Where projects usually go off track
Custom homes and modified stock plans fail for different reasons. With custom work, the challenge is often scope creep. As rooms shift and exterior details evolve, the documents can drift out of sync if revisions are not tightly managed. With stock plans, the risk is assuming the original set will pass as-is on a new lot. It may not.
Foundation design is one of the biggest examples. A slab, crawl space, and basement condition each affect sections, elevations, stairs, and structural requirements. If the selected plan was created with one assumption and the actual site calls for another, that adaptation needs to be fully coordinated before permit review.

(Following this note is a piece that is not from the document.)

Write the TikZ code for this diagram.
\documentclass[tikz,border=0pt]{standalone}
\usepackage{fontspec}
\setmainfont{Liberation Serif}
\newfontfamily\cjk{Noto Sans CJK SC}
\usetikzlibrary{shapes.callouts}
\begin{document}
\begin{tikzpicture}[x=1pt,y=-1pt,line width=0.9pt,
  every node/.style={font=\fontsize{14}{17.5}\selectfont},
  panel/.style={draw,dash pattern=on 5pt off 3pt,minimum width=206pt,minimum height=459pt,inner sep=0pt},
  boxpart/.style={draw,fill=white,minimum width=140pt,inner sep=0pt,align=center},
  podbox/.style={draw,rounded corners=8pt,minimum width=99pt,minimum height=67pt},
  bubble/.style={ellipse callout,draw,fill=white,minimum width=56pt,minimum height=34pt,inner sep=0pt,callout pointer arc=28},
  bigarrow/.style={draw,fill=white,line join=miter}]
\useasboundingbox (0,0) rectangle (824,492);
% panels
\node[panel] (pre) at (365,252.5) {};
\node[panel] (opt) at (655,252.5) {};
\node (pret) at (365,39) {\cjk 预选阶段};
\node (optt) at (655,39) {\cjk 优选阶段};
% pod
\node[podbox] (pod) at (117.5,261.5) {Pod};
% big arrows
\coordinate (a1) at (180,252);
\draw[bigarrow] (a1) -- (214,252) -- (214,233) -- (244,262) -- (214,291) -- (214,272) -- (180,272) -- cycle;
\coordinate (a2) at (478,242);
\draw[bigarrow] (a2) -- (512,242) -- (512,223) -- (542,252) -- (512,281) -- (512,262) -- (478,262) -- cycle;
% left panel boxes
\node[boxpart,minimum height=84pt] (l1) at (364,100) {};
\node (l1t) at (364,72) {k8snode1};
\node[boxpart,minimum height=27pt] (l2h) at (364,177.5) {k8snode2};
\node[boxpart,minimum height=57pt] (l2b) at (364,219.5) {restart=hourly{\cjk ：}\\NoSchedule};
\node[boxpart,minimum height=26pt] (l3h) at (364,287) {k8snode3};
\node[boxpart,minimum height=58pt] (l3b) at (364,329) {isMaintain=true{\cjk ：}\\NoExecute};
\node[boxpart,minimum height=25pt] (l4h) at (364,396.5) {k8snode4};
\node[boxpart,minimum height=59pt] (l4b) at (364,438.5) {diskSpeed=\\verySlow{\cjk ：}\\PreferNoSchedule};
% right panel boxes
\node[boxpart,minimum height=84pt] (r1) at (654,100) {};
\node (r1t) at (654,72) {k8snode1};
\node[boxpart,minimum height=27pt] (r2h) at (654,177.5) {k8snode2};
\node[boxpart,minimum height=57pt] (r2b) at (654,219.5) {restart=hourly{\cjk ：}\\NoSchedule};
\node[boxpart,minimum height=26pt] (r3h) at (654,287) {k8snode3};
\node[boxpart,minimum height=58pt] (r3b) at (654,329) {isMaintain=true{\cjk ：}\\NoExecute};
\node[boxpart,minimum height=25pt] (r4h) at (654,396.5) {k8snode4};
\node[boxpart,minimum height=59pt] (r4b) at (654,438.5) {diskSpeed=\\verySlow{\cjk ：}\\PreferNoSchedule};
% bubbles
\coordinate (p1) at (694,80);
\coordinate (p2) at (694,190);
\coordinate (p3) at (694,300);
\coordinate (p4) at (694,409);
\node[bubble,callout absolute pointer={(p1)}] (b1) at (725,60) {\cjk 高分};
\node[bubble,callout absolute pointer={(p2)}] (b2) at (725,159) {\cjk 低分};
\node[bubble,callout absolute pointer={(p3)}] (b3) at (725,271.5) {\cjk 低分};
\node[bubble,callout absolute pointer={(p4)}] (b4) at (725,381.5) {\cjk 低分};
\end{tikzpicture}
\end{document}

Jurisdiction-specific notes are another issue. Even neighboring areas may ask for different wind, seismic, or energy information, or require special notes related to erosion control, termite protection, or local amendments. It depends on where the project sits and how the department handles residential review.
This is where an experienced residential design partner can make the process much smoother. At 8 Twenty One Home Design, the value is not just attractive plans. It is the discipline of turning timeless, functional design into clear, buildable drawings that support approval and construction.
A smarter way to use the checklist
The checklist should not live only at the end of the job. The most effective builders use it throughout design development, consultant coordination, and final packaging. That approach reduces rework because issues are caught when they are easier to fix.
It also helps to assign ownership. One person may verify site data, another may confirm architectural coordination, and another may handle upload requirements. Shared responsibility works well only when each item has a clear owner. Otherwise, everyone assumes someone else checked it.
If you build repeatedly in Charlotte, Boone, Rock Hill, or Winston-Salem area jurisdictions, keep a master checklist and then create local versions. The foundation remains the same, but local expectations can vary enough that a one-size-fits-all permit package is not always realistic.
A well-prepared submittal sends a message before the first review comment is ever issued. It tells the jurisdiction that the project has been thought through, coordinated carefully, and documented with respect for the process. That kind of clarity does not guarantee instant approval, but it gives your project the best chance to keep moving the way it should.